--- Begin Stored data ---

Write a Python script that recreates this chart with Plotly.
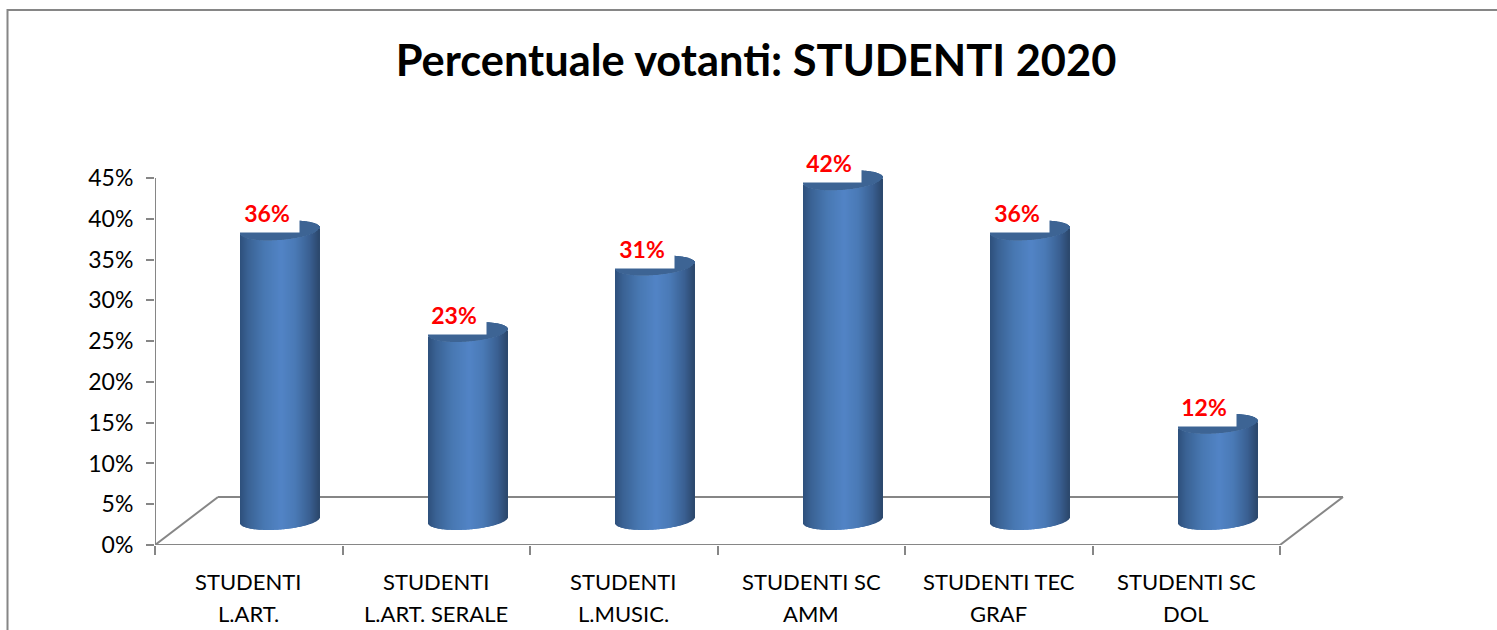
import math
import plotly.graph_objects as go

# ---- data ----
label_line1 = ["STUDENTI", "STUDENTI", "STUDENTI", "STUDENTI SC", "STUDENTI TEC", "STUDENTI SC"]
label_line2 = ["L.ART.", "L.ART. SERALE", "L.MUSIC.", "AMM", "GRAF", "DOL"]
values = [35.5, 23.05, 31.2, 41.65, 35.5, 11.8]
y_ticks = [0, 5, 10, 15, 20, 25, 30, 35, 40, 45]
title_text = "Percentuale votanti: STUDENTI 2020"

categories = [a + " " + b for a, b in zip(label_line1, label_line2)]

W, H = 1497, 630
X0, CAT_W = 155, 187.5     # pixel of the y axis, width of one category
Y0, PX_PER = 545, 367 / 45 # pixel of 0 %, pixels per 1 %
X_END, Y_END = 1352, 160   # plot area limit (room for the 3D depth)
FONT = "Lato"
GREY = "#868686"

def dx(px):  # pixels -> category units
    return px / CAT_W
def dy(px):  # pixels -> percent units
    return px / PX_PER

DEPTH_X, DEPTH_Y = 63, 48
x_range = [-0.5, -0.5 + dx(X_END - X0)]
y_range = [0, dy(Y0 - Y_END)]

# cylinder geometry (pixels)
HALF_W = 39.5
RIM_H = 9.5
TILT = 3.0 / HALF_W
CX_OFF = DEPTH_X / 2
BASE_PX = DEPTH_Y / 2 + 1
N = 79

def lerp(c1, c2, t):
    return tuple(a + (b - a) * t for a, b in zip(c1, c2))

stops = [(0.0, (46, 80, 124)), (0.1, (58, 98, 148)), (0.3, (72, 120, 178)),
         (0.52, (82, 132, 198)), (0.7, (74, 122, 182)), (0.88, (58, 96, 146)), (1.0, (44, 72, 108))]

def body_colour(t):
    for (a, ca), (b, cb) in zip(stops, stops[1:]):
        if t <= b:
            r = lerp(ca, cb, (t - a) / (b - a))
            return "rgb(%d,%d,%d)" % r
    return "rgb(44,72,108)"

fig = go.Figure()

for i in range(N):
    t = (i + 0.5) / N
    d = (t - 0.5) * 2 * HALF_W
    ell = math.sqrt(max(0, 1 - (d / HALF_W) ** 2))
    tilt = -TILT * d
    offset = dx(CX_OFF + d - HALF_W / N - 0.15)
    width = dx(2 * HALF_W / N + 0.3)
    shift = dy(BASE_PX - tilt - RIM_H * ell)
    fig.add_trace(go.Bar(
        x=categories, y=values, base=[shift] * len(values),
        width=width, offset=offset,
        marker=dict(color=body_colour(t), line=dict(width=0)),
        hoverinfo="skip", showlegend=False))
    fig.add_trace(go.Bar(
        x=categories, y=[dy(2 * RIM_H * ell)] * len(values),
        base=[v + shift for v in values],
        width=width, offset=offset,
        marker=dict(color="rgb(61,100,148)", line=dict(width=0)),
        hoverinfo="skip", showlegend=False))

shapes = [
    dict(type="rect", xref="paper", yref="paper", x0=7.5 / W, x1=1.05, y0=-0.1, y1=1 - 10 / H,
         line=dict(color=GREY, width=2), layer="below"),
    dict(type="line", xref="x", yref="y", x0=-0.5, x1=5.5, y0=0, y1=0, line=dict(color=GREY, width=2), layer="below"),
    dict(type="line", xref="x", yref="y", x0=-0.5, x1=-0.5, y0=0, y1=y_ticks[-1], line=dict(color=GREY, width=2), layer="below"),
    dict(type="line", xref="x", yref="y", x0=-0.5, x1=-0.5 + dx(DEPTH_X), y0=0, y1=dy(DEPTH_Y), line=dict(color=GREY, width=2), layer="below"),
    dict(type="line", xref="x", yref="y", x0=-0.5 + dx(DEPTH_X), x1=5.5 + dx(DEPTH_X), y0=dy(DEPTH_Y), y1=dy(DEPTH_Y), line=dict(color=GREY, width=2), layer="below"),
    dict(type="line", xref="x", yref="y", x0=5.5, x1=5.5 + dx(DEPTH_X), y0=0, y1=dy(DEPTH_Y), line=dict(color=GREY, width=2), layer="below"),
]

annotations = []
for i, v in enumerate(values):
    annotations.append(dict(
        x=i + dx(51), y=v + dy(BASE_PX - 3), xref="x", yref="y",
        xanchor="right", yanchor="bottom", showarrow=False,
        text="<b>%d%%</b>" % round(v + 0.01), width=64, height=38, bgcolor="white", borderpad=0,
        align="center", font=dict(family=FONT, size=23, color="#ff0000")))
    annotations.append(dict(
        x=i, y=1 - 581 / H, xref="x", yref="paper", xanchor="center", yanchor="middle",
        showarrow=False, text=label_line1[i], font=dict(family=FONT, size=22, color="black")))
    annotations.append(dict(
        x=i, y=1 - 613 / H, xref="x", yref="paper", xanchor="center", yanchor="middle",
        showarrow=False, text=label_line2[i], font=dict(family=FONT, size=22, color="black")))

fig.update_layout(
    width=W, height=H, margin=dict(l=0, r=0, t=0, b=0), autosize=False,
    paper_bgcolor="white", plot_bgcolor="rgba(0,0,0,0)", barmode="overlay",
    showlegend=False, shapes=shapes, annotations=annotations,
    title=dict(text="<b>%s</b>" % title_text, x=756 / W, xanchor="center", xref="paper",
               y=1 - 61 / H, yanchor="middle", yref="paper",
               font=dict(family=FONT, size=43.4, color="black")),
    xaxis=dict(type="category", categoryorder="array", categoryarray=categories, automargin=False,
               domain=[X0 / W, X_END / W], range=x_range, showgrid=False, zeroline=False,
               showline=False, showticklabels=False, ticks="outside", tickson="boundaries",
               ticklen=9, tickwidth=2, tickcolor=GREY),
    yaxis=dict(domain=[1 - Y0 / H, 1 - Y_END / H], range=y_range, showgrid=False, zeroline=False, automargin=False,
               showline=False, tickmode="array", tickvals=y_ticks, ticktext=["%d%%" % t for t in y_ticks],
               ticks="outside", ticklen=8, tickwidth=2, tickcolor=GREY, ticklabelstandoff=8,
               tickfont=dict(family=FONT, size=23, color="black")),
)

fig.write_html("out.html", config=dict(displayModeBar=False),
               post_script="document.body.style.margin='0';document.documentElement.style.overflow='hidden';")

--- End Stored data ---

Omit the pictures and give the material again, exactly and in full.

Write a Python script that recreates this chart with Plotly.
import math
import plotly.graph_objects as go

# ---- data ----
label_line1 = ["STUDENTI", "STUDENTI", "STUDENTI", "STUDENTI SC", "STUDENTI TEC", "STUDENTI SC"]
label_line2 = ["L.ART.", "L.ART. SERALE", "L.MUSIC.", "AMM", "GRAF", "DOL"]
values = [35.5, 23.05, 31.2, 41.65, 35.5, 11.8]
y_ticks = [0, 5, 10, 15, 20, 25, 30, 35, 40, 45]
title_text = "Percentuale votanti: STUDENTI 2020"

categories = [a + " " + b for a, b in zip(label_line1, label_line2)]

W, H = 1497, 630
X0, CAT_W = 155, 187.5     # pixel of the y axis, width of one category
Y0, PX_PER = 545, 367 / 45 # pixel of 0 %, pixels per 1 %
X_END, Y_END = 1352, 160   # plot area limit (room for the 3D depth)
FONT = "Lato"
GREY = "#868686"

def dx(px):  # pixels -> category units
    return px / CAT_W
def dy(px):  # pixels -> percent units
    return px / PX_PER

DEPTH_X, DEPTH_Y = 63, 48
x_range = [-0.5, -0.5 + dx(X_END - X0)]
y_range = [0, dy(Y0 - Y_END)]

# cylinder geometry (pixels)
HALF_W = 39.5
RIM_H = 9.5
TILT = 3.0 / HALF_W
CX_OFF = DEPTH_X / 2
BASE_PX = DEPTH_Y / 2 + 1
N = 79

def lerp(c1, c2, t):
    return tuple(a + (b - a) * t for a, b in zip(c1, c2))

stops = [(0.0, (46, 80, 124)), (0.1, (58, 98, 148)), (0.3, (72, 120, 178)),
         (0.52, (82, 132, 198)), (0.7, (74, 122, 182)), (0.88, (58, 96, 146)), (1.0, (44, 72, 108))]

def body_colour(t):
    for (a, ca), (b, cb) in zip(stops, stops[1:]):
        if t <= b:
            r = lerp(ca, cb, (t - a) / (b - a))
            return "rgb(%d,%d,%d)" % r
    return "rgb(44,72,108)"

fig = go.Figure()

for i in range(N):
    t = (i + 0.5) / N
    d = (t - 0.5) * 2 * HALF_W
    ell = math.sqrt(max(0, 1 - (d / HALF_W) ** 2))
    tilt = -TILT * d
    offset = dx(CX_OFF + d - HALF_W / N - 0.15)
    width = dx(2 * HALF_W / N + 0.3)
    shift = dy(BASE_PX - tilt - RIM_H * ell)
    fig.add_trace(go.Bar(
        x=categories, y=values, base=[shift] * len(values),
        width=width, offset=offset,
        marker=dict(color=body_colour(t), line=dict(width=0)),
        hoverinfo="skip", showlegend=False))
    fig.add_trace(go.Bar(
        x=categories, y=[dy(2 * RIM_H * ell)] * len(values),
        base=[v + shift for v in values],
        width=width, offset=offset,
        marker=dict(color="rgb(61,100,148)", line=dict(width=0)),
        hoverinfo="skip", showlegend=False))

shapes = [
    dict(type="rect", xref="paper", yref="paper", x0=7.5 / W, x1=1.05, y0=-0.1, y1=1 - 10 / H,
         line=dict(color=GREY, width=2), layer="below"),
    dict(type="line", xref="x", yref="y", x0=-0.5, x1=5.5, y0=0, y1=0, line=dict(color=GREY, width=2), layer="below"),
    dict(type="line", xref="x", yref="y", x0=-0.5, x1=-0.5, y0=0, y1=y_ticks[-1], line=dict(color=GREY, width=2), layer="below"),
    dict(type="line", xref="x", yref="y", x0=-0.5, x1=-0.5 + dx(DEPTH_X), y0=0, y1=dy(DEPTH_Y), line=dict(color=GREY, width=2), layer="below"),
    dict(type="line", xref="x", yref="y", x0=-0.5 + dx(DEPTH_X), x1=5.5 + dx(DEPTH_X), y0=dy(DEPTH_Y), y1=dy(DEPTH_Y), line=dict(color=GREY, width=2), layer="below"),
    dict(type="line", xref="x", yref="y", x0=5.5, x1=5.5 + dx(DEPTH_X), y0=0, y1=dy(DEPTH_Y), line=dict(color=GREY, width=2), layer="below"),
]

annotations = []
for i, v in enumerate(values):
    annotations.append(dict(
        x=i + dx(51), y=v + dy(BASE_PX - 3), xref="x", yref="y",
        xanchor="right", yanchor="bottom", showarrow=False,
        text="<b>%d%%</b>" % round(v + 0.01), width=64, height=38, bgcolor="white", borderpad=0,
        align="center", font=dict(family=FONT, size=23, color="#ff0000")))
    annotations.append(dict(
        x=i, y=1 - 581 / H, xref="x", yref="paper", xanchor="center", yanchor="middle",
        showarrow=False, text=label_line1[i], font=dict(family=FONT, size=22, color="black")))
    annotations.append(dict(
        x=i, y=1 - 613 / H, xref="x", yref="paper", xanchor="center", yanchor="middle",
        showarrow=False, text=label_line2[i], font=dict(family=FONT, size=22, color="black")))

fig.update_layout(
    width=W, height=H, margin=dict(l=0, r=0, t=0, b=0), autosize=False,
    paper_bgcolor="white", plot_bgcolor="rgba(0,0,0,0)", barmode="overlay",
    showlegend=False, shapes=shapes, annotations=annotations,
    title=dict(text="<b>%s</b>" % title_text, x=756 / W, xanchor="center", xref="paper",
               y=1 - 61 / H, yanchor="middle", yref="paper",
               font=dict(family=FONT, size=43.4, color="black")),
    xaxis=dict(type="category", categoryorder="array", categoryarray=categories, automargin=False,
               domain=[X0 / W, X_END / W], range=x_range, showgrid=False, zeroline=False,
               showline=False, showticklabels=False, ticks="outside", tickson="boundaries",
               ticklen=9, tickwidth=2, tickcolor=GREY),
    yaxis=dict(domain=[1 - Y0 / H, 1 - Y_END / H], range=y_range, showgrid=False, zeroline=False, automargin=False,
               showline=False, tickmode="array", tickvals=y_ticks, ticktext=["%d%%" % t for t in y_ticks],
               ticks="outside", ticklen=8, tickwidth=2, tickcolor=GREY, ticklabelstandoff=8,
               tickfont=dict(family=FONT, size=23, color="black")),
)

fig.write_html("out.html", config=dict(displayModeBar=False),
               post_script="document.body.style.margin='0';document.documentElement.style.overflow='hidden';")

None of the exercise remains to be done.